Mr. WHITTINGTON. When these housing projects were constructed in Milwaukee, in the Milwaukee area, before hostilities, before the war, how many of them were constructed there?

Mr. KIRKPATRICK. Do you mean Government housing projects?
Mr. WHITTINGTON. National housing projects.

Mr. KIRKPATRICK. National Housing Agency did not come into existence

Mr. WHITTINGTON (interposing). I am talking about slum clearance, and so forth.

The CHAIRMAN. It is the United States Housing Authority.

Mr. KIRKPATRICK. We had no United States Housing Authority in Milwaukee.

The CHAIRMAN. How about Defense Homes Corporation?

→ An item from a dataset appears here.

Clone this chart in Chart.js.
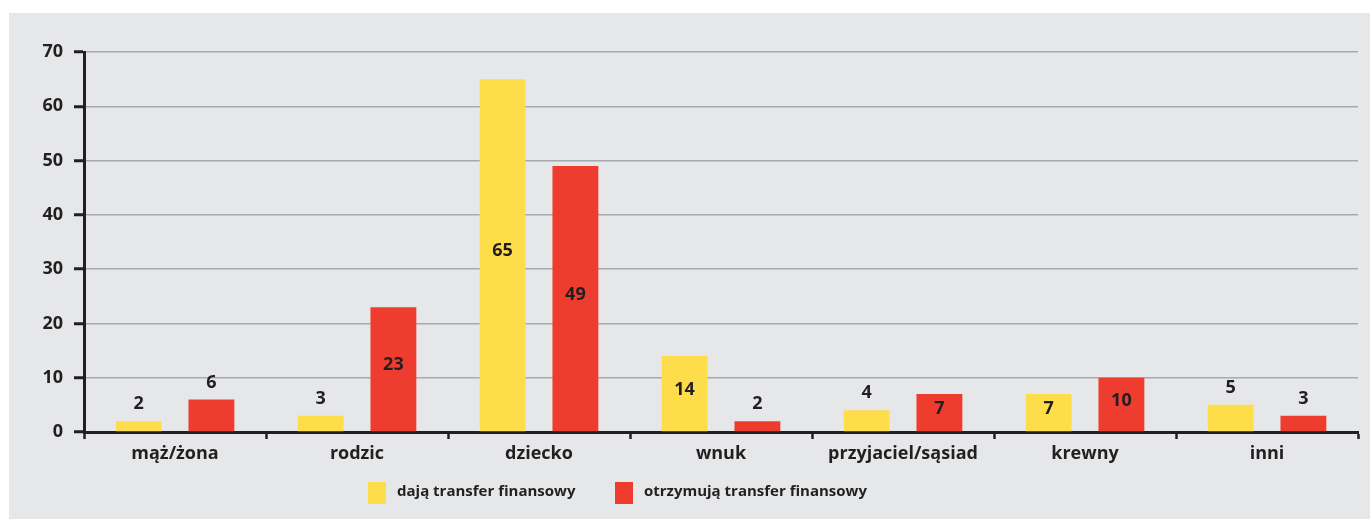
<!DOCTYPE html>
<html>
<head>
<meta charset="utf-8">
<script src="https://cdn.jsdelivr.net/npm/chart.js@4.4.1/dist/chart.umd.min.js"></script>
<style>
  html, body { margin: 0; padding: 0; background: #fff; }
  #wrap { width: 1370px; height: 519px; position: relative; }
</style>
</head>
<body>
<div id="wrap"><canvas id="chart"></canvas></div>
<script>
// data
const categories = ['mąż/żona', 'rodzic', 'dziecko', 'wnuk', 'przyjaciel/sąsiad', 'krewny', 'inni'];
const giveValues = [2, 3, 65, 14, 4, 7, 5];
const receiveValues = [6, 23, 49, 2, 7, 10, 3];
const seriesNames = ['dają transfer finansowy', 'otrzymują transfer finansowy'];
const yTicks = [0, 10, 20, 30, 40, 50, 60, 70];

const FONT = '"Open Sans", "Noto Sans", sans-serif';
const INK = '#231f20';

// grey panel behind everything
const panelPlugin = {
    id: 'panel',
    beforeDraw(chart) {
        const c = chart.ctx;
        c.save();
        c.fillStyle = '#ffffff';
        c.fillRect(0, 0, chart.width, chart.height);
        c.fillStyle = '#e6e7e9';
        c.fillRect(9, 13, chart.width - 9, chart.height - 13);
        c.restore();
    }
};

// numbers on the bars: inside when the bar is tall enough, above otherwise
const valueLabels = {
    id: 'valueLabels',
    afterDatasetsDraw(chart) {
        const c = chart.ctx;
        c.save();
        c.font = 'bold 18px ' + FONT;
        c.fillStyle = INK;
        c.textAlign = 'center';
        c.textBaseline = 'middle';
        chart.data.datasets.forEach((ds, i) => {
            chart.getDatasetMeta(i).data.forEach((bar, j) => {
                const v = ds.data[j];
                const y = v >= 7 ? (bar.y + bar.base) / 2 - 4 : bar.y - 17;
                c.fillText(String(v), bar.x, y);
            });
        });
        c.restore();
    }
};

// legend drawn under the axis
const bottomLegend = {
    id: 'bottomLegend',
    afterDraw(chart) {
        const c = chart.ctx;
        const starts = [368, 615];
        c.save();
        c.font = 'bold 15px ' + FONT;
        c.textBaseline = 'middle';
        chart.data.datasets.forEach((ds, i) => {
            const x = starts[i];
            c.fillStyle = ds.backgroundColor;
            c.fillRect(x, 482, 18, 22);
            c.fillStyle = INK;
            c.fillText(ds.label, x + 29, 492);
        });
        c.restore();
    }
};

new Chart(document.getElementById('chart'), {
    type: 'bar',
    data: {
        labels: categories,
        datasets: [
            { label: seriesNames[0], data: giveValues, backgroundColor: '#fedd4b' },
            { label: seriesNames[1], data: receiveValues, backgroundColor: '#ee3d2f' }
        ]
    },
    options: {
        responsive: true,
        maintainAspectRatio: false,
        animation: false,
        categoryPercentage: 0.8,
        barPercentage: 0.63,
        layout: { padding: { top: 52, right: 12, bottom: 27, left: 0 } },
        plugins: {
            legend: { display: false },
            tooltip: { enabled: false }
        },
        scales: {
            x: {
                offset: true,
                grid: {
                    offset: true,
                    drawOnChartArea: false,
                    drawTicks: true,
                    tickLength: 7,
                    tickColor: INK,
                    tickWidth: 2.5
                },
                border: { display: true, color: INK, width: 3 },
                ticks: { color: INK, padding: 4, font: { family: FONT, size: 18, weight: 'bold' } },
                afterFit: s => { s.height = 60; }
            },
            y: {
                min: 0,
                max: 70,
                afterBuildTicks: s => { s.ticks = yTicks.map(v => ({ value: v })); },
                grid: {
                    color: '#a7a9ac',
                    lineWidth: 1.5,
                    drawTicks: true,
                    tickLength: 10,
                    tickColor: INK,
                    tickWidth: 3
                },
                border: { display: true, color: INK, width: 3 },
                ticks: { color: INK, padding: 11, font: { family: FONT, size: 18, weight: 'bold' } },
                afterFit: s => { s.width = 84; }
            }
        }
    },
    plugins: [panelPlugin, valueLabels, bottomLegend]
});
</script>
</body>
</html>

Mr. KIRKPATRICK. We have none. We have one Public Works Administration project, 518 units constructed in 1934, I believe it was, sir. It was either 1934 or 1935; it was one that consequently became known as the Tugwell Greenbelt town on the outskirts of Milwaukee in a village called Greendale.

The CHAIRMAN. What is the size of that?
Mr. KIRKPATRICK. It contained 578 units.

Mr. WHITTINGTON. When was that?

Mr. KIRKPATRICK. That was in 1935 or 1936.

Mr. WHITTINGTON. It was built with Federal money?

Mr. KIRKPATRICK. Yes, sir.

Mr. WHITTINGTON. What was the protest of you and other men of like thinking against public construction, and what was your connection in protest, if any?

Mr. KIRKPATRICK. Well, unfortunately, I have to make an admission that I thought in 1934 and 1935 that probably it was a very good thing because I thought that it was a warranted expenditure to go in and clear slums and help house people and subsidize families who otherwise would not have a decent place to live. As a matter of fact, that is when I became acquainted with many of the people in the Government housing agency.

Mr. WHITTINGTON. Had you anything to do with the construction operation?

Mr. KIRKPATRICK. No, sir; I had nothing to do with it. I was rather favorably inclined. It was only after I saw the manner in which it was handled and the costliness of it that I became rather pretty much of an opponent of Government housing because I do not think it has housed the people for whom the funds were intended to be spent, and I think it has cost too much.